Setenta y dos horas después, agotados y angustiados, Pablo y Juan Pablo estaban en la pista de Donington Park, listos para el test. “Aquel día llovía y en la curva más complicada del circuito se hizo un charco en el que todos los pilotos paraban para evitar un accidente. Cuando Juan Pablo salió, se la jugó toda y no frenó en el charco; por el contrario, pisó a fondo. Y en la segunda vuelta hizo lo mismo, pero un poco más rápido. Y en la tercera, ya todos en la pista preguntaban quién era ese loco. “Y yo lo único que decía era: ‘Este muchachito se va a dar un guarapazo y, si se estrella, ¿yo cómo voy a pagar ese carro tan caro?’. Por fortuna no fue así y Juan Pablo hizo un tiempo excepcional –rememora su viejo–. Cuando terminó el test, oí que me llamaron por el parlante de la torre de control. Yo fui con el rabo entre las piernas pensando que algo terrible había hecho mi hijo. Y cuando entré al salón de los comandos, el ingeniero encargado de la pista, un tipo serísimo, me dijo: ‘Lo que le voy a decir no acostumbro decirlo. Usted tiene un piloto de excepción’. Me apretó la mano y nos fuimos con la esperanza de que nos contrataran”.

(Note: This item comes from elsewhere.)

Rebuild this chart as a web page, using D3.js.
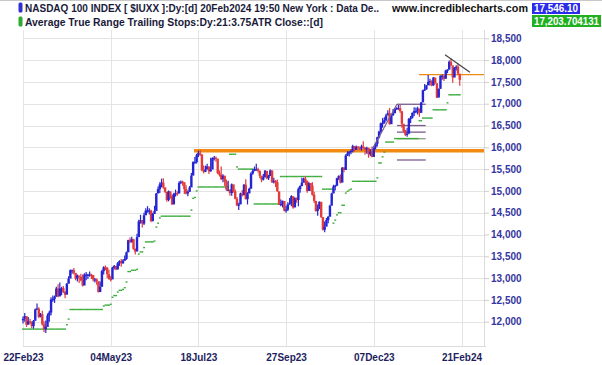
<!DOCTYPE html>
<html>
<head>
<meta charset="utf-8">
<script src="https://cdnjs.cloudflare.com/ajax/libs/d3/7.8.5/d3.min.js"></script>
<style>
  body { margin: 0; background: #fff; }
  svg { display: block; }
  text { font-family: "Liberation Sans", Arial, sans-serif; }
</style>
</head>
<body>
<svg id="chart" width="602" height="365"></svg>
<script>
// daily bars, 22Feb23 .. 20Feb24 (one entry per trading day)
const closes = [
  12060,12130,11930,12010,11990,11900,12020,12280,12300,12110,
  12170,11940,11830,11880,12140,12210,12510,12520,12570,12760,
  12580,12760,12770,12680,12620,12870,12990,13180,13180,13120,
  12990,13060,13030,12950,12830,13080,13080,13080,13080,13070,
  12970,12970,12930,12680,12800,13160,13250,13240,13090,12980,
  12970,13240,13280,13200,13340,13390,13340,13400,13440,13590,
  13870,13830,13890,13670,13610,13940,14300,14330,14250,14440,
  14550,14550,14550,14310,14470,14540,14940,15040,15150,15190,
  15080,14980,14790,14990,14890,14690,14930,14950,14940,15180,
  15210,15200,15040,14940,14980,15080,15350,15660,15660,15820,
  15870,15840,15470,15440,15490,15560,15450,15490,15750,15760,
  15740,15410,15370,15270,15350,15210,15030,15030,14950,15150,
  14990,14820,14670,14690,14940,14900,15140,14810,14940,15050,
  15400,15460,15500,15500,15460,15350,15260,15310,15460,15290,
  15340,15470,15200,15230,15200,14990,14690,14700,14770,14550,
  14570,14690,14720,14880,14620,14840,14790,15040,15110,15190,
  15280,15230,15000,15180,15120,14910,14770,14540,14580,14750,
  14400,14110,14180,14330,14410,14660,14940,15100,15120,15290,
  15340,15190,15530,15480,15810,15860,15900,15920,16030,15940,
  16010,15980,15970,16020,15990,15950,15990,15840,15900,15780,
  16000,16080,16230,16360,16550,16560,16620,16730,16780,16530,
  16740,16780,16880,16900,16900,16830,16540,16370,16290,16310,
  16650,16680,16790,16830,16830,16890,16790,17030,17310,17330,
  17420,17500,17520,17420,17600,17470,17140,17340,17640,17640,
  17570,17760,17780,17960,17880,17600,17820,17850,17690,17546.10
];
const highs = [
  12120,12200,12040,12110,12070,12010,12040,12300,12420,12330,
  12200,12250,12010,12030,12190,12250,12560,12600,12600,12800,
  12860,12900,12800,12820,12700,12890,13040,13200,13200,13230,
  13100,13080,13050,13100,13080,13110,13140,13100,13150,13100,
  13060,13000,12990,12880,12920,13190,13270,13290,13250,13190,
  13050,13260,13300,13270,13370,13410,13440,13430,13520,13610,
  13880,13930,13950,13900,13680,14020,14340,14450,14330,14500,
  14600,14650,14600,14570,14500,14660,14950,15100,15200,15280,
  15290,15080,14970,15010,14960,14920,14960,15030,14990,15220,
  15240,15230,15130,15130,15010,15110,15410,15680,15780,15850,
  15920,15930,15800,15580,15580,15620,15560,15760,15770,15800,
  15790,15680,15470,15560,15380,15290,15260,15230,15030,15170,
  15130,15030,14860,14730,14960,15020,15160,15270,14970,15070,
  15430,15500,15560,15620,15530,15470,15320,15390,15480,15420,
  15370,15490,15460,15300,15250,15260,14850,14800,14780,14700,
  14660,14740,14840,14900,14830,14850,14850,15080,15130,15300,
  15300,15340,15240,15200,15150,15200,14980,14770,14690,14760,
  14660,14270,14300,14380,14420,14680,14960,15140,15140,15300,
  15360,15380,15550,15550,15840,15910,15910,15950,16060,16020,
  16040,16030,16020,16060,16140,16000,16010,15900,15960,16020,
  16030,16110,16240,16380,16570,16670,16690,16770,16850,16900,
  16760,16880,16900,16920,16970,16970,16780,16500,16400,16450,
  16670,16720,16800,16920,16910,16930,16850,17040,17320,17450,
  17430,17660,17570,17540,17610,17590,17440,17350,17650,17670,
  17650,17780,17790,17990,18040,17720,17840,17880,17920,17640
];
const lows = [
  11960,12000,11880,11960,11950,11850,11840,12090,12270,12080,
  12100,11910,11760,11740,11990,12000,12150,12460,12430,12620,
  12560,12640,12610,12660,12540,12720,12890,13050,13100,13080,
  12950,12920,12890,12930,12810,12900,12950,12980,13030,12980,
  12920,12900,12850,12670,12750,12910,13080,13180,13000,12960,
  12920,13040,13200,13180,13200,13280,13260,13330,13400,13420,
  13620,13800,13810,13650,13540,13820,13960,14250,14160,14220,
  14450,14500,14460,14280,14300,14500,14620,14960,14950,15080,
  15050,14950,14750,14760,14820,14680,14700,14870,14890,15060,
  15160,15120,14930,14920,14880,14980,15260,15460,15620,15630,
  15780,15800,15450,15400,15430,15500,15390,15440,15580,15700,
  15670,15380,15330,15250,15200,15110,15000,14990,14890,14890,
  14960,14810,14650,14560,14700,14870,14950,14800,14690,14950,
  15060,15370,15450,15460,15420,15290,15200,15240,15370,15270,
  15250,15360,15180,15170,15090,14980,14680,14650,14620,14530,
  14500,14540,14680,14650,14590,14640,14730,14650,14960,15120,
  15190,15130,14960,15060,15000,14890,14720,14520,14430,14600,
  14380,14090,14050,14200,14260,14410,14750,14950,15010,15110,
  15250,15170,15210,15430,15720,15800,15790,15840,15880,15900,
  15970,15960,15930,15920,15960,15830,15850,15760,15800,15770,
  15830,15950,16020,16200,16320,16450,16540,16600,16750,16520,
  16560,16720,16800,16860,16860,16790,16450,16350,16260,16240,
  16350,16560,16660,16720,16780,16750,16700,16830,17050,17290,
  17320,17450,17420,17400,17410,17460,17130,17180,17350,17550,
  17520,17610,17700,17810,17860,17480,17660,17760,17650,17410
];
// ATR trailing stop (21 day, 3.75 ATR)
const stops = [
  11830,11830,11830,11830,11830,11830,11830,11830,11830,11830,
  11830,11830,11830,11830,11830,11830,11830,11830,11830,11830,
  11830,11830,11830,11830,11830,11930,12060,12280,12280,12280,
  12280,12280,12280,12280,12280,12280,12280,12280,12280,12280,
  12280,12280,12280,12280,12280,12280,12360,12380,12380,12380,
  12400,12560,12600,12600,12680,12720,12720,12740,12780,12910,
  13150,13150,13180,13180,13180,13200,13550,13600,13600,13700,
  13830,13830,13830,13830,13830,13850,14170,14260,14380,14420,
  14420,14420,14420,14420,14420,14420,14420,14420,14420,14420,
  14420,14420,14420,14420,14420,14420,14560,14830,14850,15000,
  15090,15090,15090,15090,15090,15090,15090,15090,15090,15090,
  15090,15090,15090,15090,15090,15090,15090,15090,15840,15840,
  15840,15840,15550,15500,15500,15500,15500,15500,15500,15500,
  15500,15500,14700,14700,14700,14700,14700,14700,14700,14700,
  14700,14700,14700,14700,14700,14700,14700,15330,15330,15330,
  15330,15330,15330,15330,15330,15330,15330,15330,15330,15330,
  15330,15330,15330,15330,15330,15330,15330,15330,15330,15330,
  15330,15040,15040,15040,15040,15040,15040,14260,14330,14450,
  14500,14500,14670,14670,14950,14990,15020,15040,15220,15220,
  15220,15220,15220,15220,15220,15220,15220,15220,15220,15220,
  15220,15220,15300,15640,15640,15780,15890,16120,16120,16120,
  16120,16120,16200,16200,16200,16200,16200,16200,16200,16200,
  16200,16200,16200,16200,16200,16200,16610,16610,16670,16670,
  16670,16670,16670,16670,16860,16860,16860,16860,16860,16860,
  16860,16860,17020,17204,17204,17204,17204,17204,17204,17204
];

const priceTicks = [12000,12500,13000,13500,14000,14500,15000,15500,16000,16500,17000,17500,18000,18500];
const dateTickIdx = [0, 50, 100, 150, 200, 250];
const dateTickLabels = ['22Feb23', '04May23', '18Jul23', '27Sep23', '07Dec23', '21Feb24'];

// drawn annotations: [bar index, price] pairs
const orangeLines = [
  { x1: 97.5, x2: 270, p: 15920, w: 3.5 },
  { x1: 225.8, x2: 270, p: 17666, w: 1.4 }
];
const trendLines = [
  { x1: 199.5, p1: 15985, x2: 213.2, p2: 16987, c: '#7b5b8e' },
  { x1: 240.6, p1: 18125, x2: 254.8, p2: 17720, c: '#444' }
];
const fibStart = 213.2, fibEnd = 229.6, fibHigh = 16987, fibLow = 15709;
const fibLevels = [0, 0.382, 0.5, 0.618, 1];

const title1 = 'NASDAQ 100 INDEX [ $IUXX ]:Dy:[d]  20Feb2024 19:50 New York : Data De..';
const title2 = 'Average True Range Trailing Stops:Dy:21:3.75ATR Close::[d]';

const svg = d3.select('#chart');
const plotL = 23, plotR = 484, plotT = 30, plotB = 346;

const x = d3.scaleLinear().domain([0, 250]).range([plotL, 461.5]);
const y = d3.scaleLinear().domain([12000, 18500]).range([321.7, 38.3]);

svg.append('line').attr('x1', 0).attr('x2', 602).attr('y1', 0.5).attr('y2', 0.5)
  .attr('stroke', '#c8c8c8');

// grid
const grid = svg.append('g');
grid.selectAll('.hg').data(priceTicks).enter().append('line')
  .attr('x1', plotL).attr('x2', plotR)
  .attr('y1', d => Math.round(y(d)) + 0.5).attr('y2', d => Math.round(y(d)) + 0.5)
  .attr('stroke', '#e4e4e4');
grid.selectAll('.vg').data(dateTickIdx).enter().append('line')
  .attr('x1', d => Math.round(x(d)) + 0.5).attr('x2', d => Math.round(x(d)) + 0.5)
  .attr('y1', plotT).attr('y2', plotB)
  .attr('stroke', '#e4e4e4');
svg.append('line').attr('x1', plotR + 0.5).attr('x2', plotR + 0.5).attr('y1', plotT).attr('y2', plotB)
  .attr('stroke', '#dcdcdc');
svg.append('line').attr('x1', plotL).attr('x2', plotR + 2).attr('y1', plotB + 0.5).attr('y2', plotB + 0.5)
  .attr('stroke', '#dcdcdc');

// axes
const yAxis = svg.append('g').attr('transform', `translate(${plotR},0)`)
  .call(d3.axisRight(y).tickValues(priceTicks).tickFormat(d3.format(',')).tickSize(5).tickPadding(2));
yAxis.select('.domain').remove();
yAxis.selectAll('line').attr('stroke', '#cfcfcf');
yAxis.selectAll('text').attr('fill', '#3535a0').style('font-size', '10px').style('font-weight', 'bold')
  .style('font-family', '"Liberation Sans", Arial, sans-serif');

const xAxis = svg.append('g').attr('transform', `translate(0,${plotB})`)
  .call(d3.axisBottom(x).tickValues(dateTickIdx).tickFormat((d, i) => dateTickLabels[i]).tickSize(0).tickPadding(8));
xAxis.select('.domain').remove();
xAxis.selectAll('text').attr('fill', '#1e1e60').style('font-size', '10px').style('font-weight', 'bold')
  .style('font-family', '"Liberation Sans", Arial, sans-serif');

// annotations
const ann = svg.append('g');
ann.selectAll('.orng').data(orangeLines).enter().append('line')
  .attr('x1', d => x(d.x1)).attr('x2', d => Math.min(plotR, x(d.x2)))
  .attr('y1', d => y(d.p)).attr('y2', d => y(d.p))
  .attr('stroke', '#f08a12').attr('stroke-width', d => d.w);
ann.selectAll('.fib').data(fibLevels).enter().append('line')
  .attr('x1', x(fibStart)).attr('x2', x(fibEnd))
  .attr('y1', d => y(fibHigh - d * (fibHigh - fibLow))).attr('y2', d => y(fibHigh - d * (fibHigh - fibLow)))
  .attr('stroke', d => d === 0.618 ? '#8f9a90' : '#7b5b8e').attr('stroke-width', 1.3);

// trailing stops
svg.append('g').selectAll('rect').data(stops).enter().append('rect')
  .attr('x', (d, i) => x(i) - 0.9).attr('width', 1.9)
  .attr('y', d => y(d) - 0.7).attr('height', 1.4)
  .attr('fill', '#3aab3a');

// price bars
const bars = svg.append('g');
closes.forEach((c, i) => {
  const prev = i > 0 ? closes[i - 1] : c;
  const col = c >= prev ? '#2424d4' : '#e53a3a';
  bars.append('line')
    .attr('x1', x(i)).attr('x2', x(i))
    .attr('y1', y(highs[i])).attr('y2', y(lows[i]))
    .attr('stroke', col).attr('stroke-width', 1.2);
  const yt = y(Math.max(prev, c)), yb = y(Math.min(prev, c));
  bars.append('rect')
    .attr('x', x(i) - 1.2).attr('width', 2.4)
    .attr('y', yt).attr('height', Math.max(1.2, yb - yt))
    .attr('fill', col);
});

// trend lines on top
const tl = svg.append('g');
tl.selectAll('line').data(trendLines).enter().append('line')
  .attr('x1', d => x(d.x1)).attr('x2', d => x(d.x2))
  .attr('y1', d => y(d.p1)).attr('y2', d => y(d.p2))
  .attr('stroke', d => d.c).attr('stroke-width', 1.2);

// legend
const leg = svg.append('g');
leg.append('rect').attr('x', 18.5).attr('y', 2.5).attr('width', 4).attr('height', 10).attr('rx', 1.5).attr('fill', '#3030d0');
leg.append('rect').attr('x', 18.5).attr('y', 16.5).attr('width', 4).attr('height', 10).attr('rx', 1.5).attr('fill', '#2eaa2e');
leg.append('text').attr('x', 25).attr('y', 11.5).attr('textLength', 354).attr('lengthAdjust', 'spacingAndGlyphs')
  .style('font-size', '10px').style('font-weight', 'bold').attr('fill', '#1a1a3a').text(title1);
leg.append('text').attr('x', 25).attr('y', 25.5).attr('textLength', 298).attr('lengthAdjust', 'spacingAndGlyphs')
  .style('font-size', '10.5px').style('font-weight', 'bold').attr('fill', '#1a1a3a').text(title2);
leg.append('text').attr('x', 392).attr('y', 11.5).attr('textLength', 136).attr('lengthAdjust', 'spacingAndGlyphs')
  .style('font-size', '10.5px').style('font-weight', 'bold').attr('fill', '#111').text('www.incrediblecharts.com');

const lastClose = closes[closes.length - 1];
const lastStop = 17203.704131;
leg.append('rect').attr('x', 532).attr('y', 3).attr('width', 48).attr('height', 11).attr('fill', '#2b2bea');
leg.append('text').attr('x', 534).attr('y', 12.3).attr('textLength', 44).attr('lengthAdjust', 'spacingAndGlyphs')
  .style('font-size', '10px').style('font-weight', 'bold')
  .attr('fill', '#fff').text(d3.format(',.2f')(lastClose));
leg.append('rect').attr('x', 532).attr('y', 15).attr('width', 69).attr('height', 12).attr('fill', '#20b020');
leg.append('text').attr('x', 534).attr('y', 24.5).attr('textLength', 65).attr('lengthAdjust', 'spacingAndGlyphs')
  .style('font-size', '10px').style('font-weight', 'bold')
  .attr('fill', '#fff').text(d3.format(',.6f')(lastStop));
</script>
</body>
</html>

Días después, aprovechando que estaban sumergidos en ese viejo mundo del motor, padre e hijo decidieron solicitar otra cita, esta vez con el equipo de Jackie Stewart, leyenda mundial de la Fórmula 1. Y, de nuevo, milagrosamente, los aceptaron, pero para probarse en la fórmula Vauxhall, en el circuito de Silverstone.
Ya en la pista, cuando los ingenieros de esa escudería se dieron cuenta de que Juan Pablo era un hombre bajito (1,68 m), muy de afán le adaptaron el auto y le sacaron un poco más los pedales para que pudiera maniobrar. El arreglo no quedó bien y el bogotano, en la segunda vuelta de la prueba, se estrelló gravemente. “Si no saco las piernas, las pierdo”, recuerda hoy Juan Pablo. Incluso , de aquel accidente le quedó una severa desviación en el tabique que aún asoma. (Lea también: Montoya, Schumacher y Verstappen, los herederos de la velocidad).
Lo más cruel del asunto es que aquella tarde, en aquella pista, estaba un tal Darío Franchitti (quien después fuera su rival), que ya hacía parte de ese equipo y se burló de Montoya tras la desgracia: “Se estrelló y está buscando excusas”, vociferó.
Cuando ya les estaban cobrando el destrozo del auto a los Montoya, un ingeniero, luego de analizar la telemetría, entendió que un pedal había quedado suelto y aceptó la falla mecánica. Fue así como Paul Stewart –el hijo de Jackie– les dijo: “Está bien, no tienen que pagar el auto que acaban de estrellar”. De esa manera, cuando bajó la marea, Montoya papá le preguntó: “Ya sé que no van a contratar a mi hijo, pero, si quisiera correr con ustedes, ¿cuánto costaría el año?”. Stewart, impávido, le contestó: “330.000 libras esterlinas”.
Días después, el equipo de Stewart viajó a la pista de Donington para hacer sus propias pruebas. Fue así como aquel ingeniero de la torre de control que había felicitado a Pablo, les dijo: “Aquí vino un jovencito, creo que colombiano, de apellido Montoya. ¡Es un fenómeno! Vayan por él”. Y al otro día, el propio Jackie Stewart le mandó un fax a Pablo Montoya que decía: “Queremos que su hijo corra con nosotros. No tienen que pagar las 330.000 libras que les dijimos. Simplemente consigan 70.000 libras, eso sí, para la otra semana. Entonces él será nuestro piloto.